Task goal
Please retype the data in full and exactly; the pictures are not part of the copy.

Provided material
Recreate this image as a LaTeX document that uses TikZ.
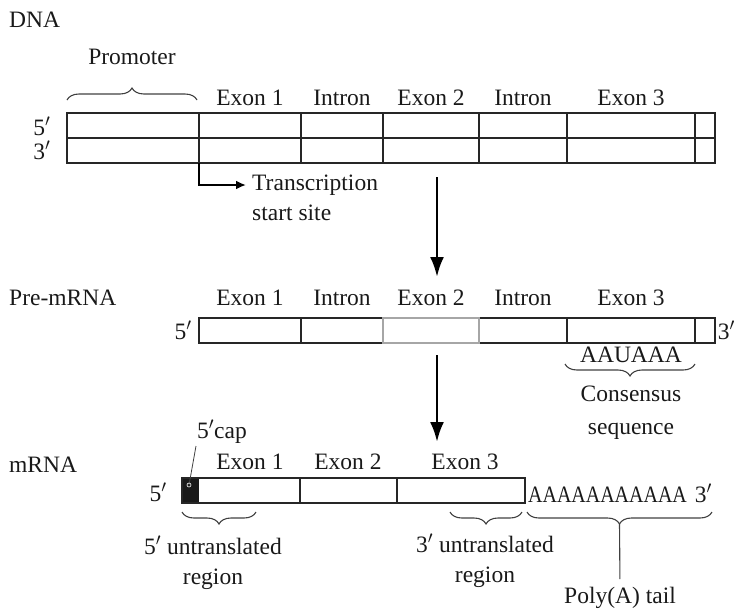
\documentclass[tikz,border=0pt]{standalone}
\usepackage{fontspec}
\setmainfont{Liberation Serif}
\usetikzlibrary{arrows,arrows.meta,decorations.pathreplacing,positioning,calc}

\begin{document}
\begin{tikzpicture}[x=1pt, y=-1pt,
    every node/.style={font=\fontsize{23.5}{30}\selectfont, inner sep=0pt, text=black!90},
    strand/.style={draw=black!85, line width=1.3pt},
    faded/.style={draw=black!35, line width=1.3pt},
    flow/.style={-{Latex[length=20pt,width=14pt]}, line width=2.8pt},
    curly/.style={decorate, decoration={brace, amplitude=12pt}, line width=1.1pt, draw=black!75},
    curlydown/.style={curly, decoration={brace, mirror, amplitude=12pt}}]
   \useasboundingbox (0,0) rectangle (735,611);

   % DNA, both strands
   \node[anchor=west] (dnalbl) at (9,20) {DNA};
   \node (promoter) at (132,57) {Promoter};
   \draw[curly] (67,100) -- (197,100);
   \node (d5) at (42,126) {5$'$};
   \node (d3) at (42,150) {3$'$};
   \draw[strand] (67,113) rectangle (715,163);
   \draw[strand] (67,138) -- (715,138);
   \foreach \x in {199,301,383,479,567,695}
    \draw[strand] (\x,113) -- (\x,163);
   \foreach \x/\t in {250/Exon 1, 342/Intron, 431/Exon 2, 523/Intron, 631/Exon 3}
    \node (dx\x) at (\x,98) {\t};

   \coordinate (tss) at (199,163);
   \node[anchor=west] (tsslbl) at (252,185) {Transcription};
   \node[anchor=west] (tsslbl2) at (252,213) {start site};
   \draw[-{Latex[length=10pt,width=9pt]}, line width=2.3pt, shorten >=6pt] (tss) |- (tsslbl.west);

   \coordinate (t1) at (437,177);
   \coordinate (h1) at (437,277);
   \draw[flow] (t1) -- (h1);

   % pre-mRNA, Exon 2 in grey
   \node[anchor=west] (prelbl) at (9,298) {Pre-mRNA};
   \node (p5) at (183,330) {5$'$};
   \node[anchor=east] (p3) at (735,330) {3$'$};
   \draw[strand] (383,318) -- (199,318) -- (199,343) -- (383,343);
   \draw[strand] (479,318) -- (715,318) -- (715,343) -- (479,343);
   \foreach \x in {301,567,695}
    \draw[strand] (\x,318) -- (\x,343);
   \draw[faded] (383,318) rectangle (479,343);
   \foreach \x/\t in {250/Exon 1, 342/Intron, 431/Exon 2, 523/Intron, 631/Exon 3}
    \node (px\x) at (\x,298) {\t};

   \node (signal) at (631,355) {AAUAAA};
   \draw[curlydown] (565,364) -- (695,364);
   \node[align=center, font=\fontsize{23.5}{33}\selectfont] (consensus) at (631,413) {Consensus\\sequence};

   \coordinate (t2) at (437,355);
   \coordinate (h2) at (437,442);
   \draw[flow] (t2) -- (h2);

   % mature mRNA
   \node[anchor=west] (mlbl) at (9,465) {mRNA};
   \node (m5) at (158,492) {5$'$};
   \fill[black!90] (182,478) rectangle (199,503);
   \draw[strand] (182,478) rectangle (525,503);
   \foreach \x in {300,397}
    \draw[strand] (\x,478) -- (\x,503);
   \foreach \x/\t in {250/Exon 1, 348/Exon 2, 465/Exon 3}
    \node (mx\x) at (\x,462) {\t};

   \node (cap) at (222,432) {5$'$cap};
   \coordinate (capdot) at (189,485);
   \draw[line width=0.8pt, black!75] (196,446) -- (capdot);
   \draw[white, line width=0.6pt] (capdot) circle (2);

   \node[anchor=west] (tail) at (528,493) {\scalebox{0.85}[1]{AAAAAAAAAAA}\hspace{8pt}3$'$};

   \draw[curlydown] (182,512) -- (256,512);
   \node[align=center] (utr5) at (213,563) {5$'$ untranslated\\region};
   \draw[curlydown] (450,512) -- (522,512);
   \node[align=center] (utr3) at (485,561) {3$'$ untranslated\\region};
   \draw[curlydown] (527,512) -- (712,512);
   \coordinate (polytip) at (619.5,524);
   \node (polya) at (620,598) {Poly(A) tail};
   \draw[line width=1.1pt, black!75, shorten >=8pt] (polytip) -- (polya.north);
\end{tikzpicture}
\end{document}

Answer for the task
Recreate this image as a LaTeX document that uses TikZ.
\documentclass[tikz,border=0pt]{standalone}
\usepackage{fontspec}
\setmainfont{Liberation Serif}
\usetikzlibrary{arrows,arrows.meta,decorations.pathreplacing,positioning,calc}

\begin{document}
\begin{tikzpicture}[x=1pt, y=-1pt,
    every node/.style={font=\fontsize{23.5}{30}\selectfont, inner sep=0pt, text=black!90},
    strand/.style={draw=black!85, line width=1.3pt},
    faded/.style={draw=black!35, line width=1.3pt},
    flow/.style={-{Latex[length=20pt,width=14pt]}, line width=2.8pt},
    curly/.style={decorate, decoration={brace, amplitude=12pt}, line width=1.1pt, draw=black!75},
    curlydown/.style={curly, decoration={brace, mirror, amplitude=12pt}}]
   \useasboundingbox (0,0) rectangle (735,611);

   % DNA, both strands
   \node[anchor=west] (dnalbl) at (9,20) {DNA};
   \node (promoter) at (132,57) {Promoter};
   \draw[curly] (67,100) -- (197,100);
   \node (d5) at (42,126) {5$'$};
   \node (d3) at (42,150) {3$'$};
   \draw[strand] (67,113) rectangle (715,163);
   \draw[strand] (67,138) -- (715,138);
   \foreach \x in {199,301,383,479,567,695}
    \draw[strand] (\x,113) -- (\x,163);
   \foreach \x/\t in {250/Exon 1, 342/Intron, 431/Exon 2, 523/Intron, 631/Exon 3}
    \node (dx\x) at (\x,98) {\t};

   \coordinate (tss) at (199,163);
   \node[anchor=west] (tsslbl) at (252,185) {Transcription};
   \node[anchor=west] (tsslbl2) at (252,213) {start site};
   \draw[-{Latex[length=10pt,width=9pt]}, line width=2.3pt, shorten >=6pt] (tss) |- (tsslbl.west);

   \coordinate (t1) at (437,177);
   \coordinate (h1) at (437,277);
   \draw[flow] (t1) -- (h1);

   % pre-mRNA, Exon 2 in grey
   \node[anchor=west] (prelbl) at (9,298) {Pre-mRNA};
   \node (p5) at (183,330) {5$'$};
   \node[anchor=east] (p3) at (735,330) {3$'$};
   \draw[strand] (383,318) -- (199,318) -- (199,343) -- (383,343);
   \draw[strand] (479,318) -- (715,318) -- (715,343) -- (479,343);
   \foreach \x in {301,567,695}
    \draw[strand] (\x,318) -- (\x,343);
   \draw[faded] (383,318) rectangle (479,343);
   \foreach \x/\t in {250/Exon 1, 342/Intron, 431/Exon 2, 523/Intron, 631/Exon 3}
    \node (px\x) at (\x,298) {\t};

   \node (signal) at (631,355) {AAUAAA};
   \draw[curlydown] (565,364) -- (695,364);
   \node[align=center, font=\fontsize{23.5}{33}\selectfont] (consensus) at (631,413) {Consensus\\sequence};

   \coordinate (t2) at (437,355);
   \coordinate (h2) at (437,442);
   \draw[flow] (t2) -- (h2);

   % mature mRNA
   \node[anchor=west] (mlbl) at (9,465) {mRNA};
   \node (m5) at (158,492) {5$'$};
   \fill[black!90] (182,478) rectangle (199,503);
   \draw[strand] (182,478) rectangle (525,503);
   \foreach \x in {300,397}
    \draw[strand] (\x,478) -- (\x,503);
   \foreach \x/\t in {250/Exon 1, 348/Exon 2, 465/Exon 3}
    \node (mx\x) at (\x,462) {\t};

   \node (cap) at (222,432) {5$'$cap};
   \coordinate (capdot) at (189,485);
   \draw[line width=0.8pt, black!75] (196,446) -- (capdot);
   \draw[white, line width=0.6pt] (capdot) circle (2);

   \node[anchor=west] (tail) at (528,493) {\scalebox{0.85}[1]{AAAAAAAAAAA}\hspace{8pt}3$'$};

   \draw[curlydown] (182,512) -- (256,512);
   \node[align=center] (utr5) at (213,563) {5$'$ untranslated\\region};
   \draw[curlydown] (450,512) -- (522,512);
   \node[align=center] (utr3) at (485,561) {3$'$ untranslated\\region};
   \draw[curlydown] (527,512) -- (712,512);
   \coordinate (polytip) at (619.5,524);
   \node (polya) at (620,598) {Poly(A) tail};
   \draw[line width=1.1pt, black!75, shorten >=8pt] (polytip) -- (polya.north);
\end{tikzpicture}
\end{document}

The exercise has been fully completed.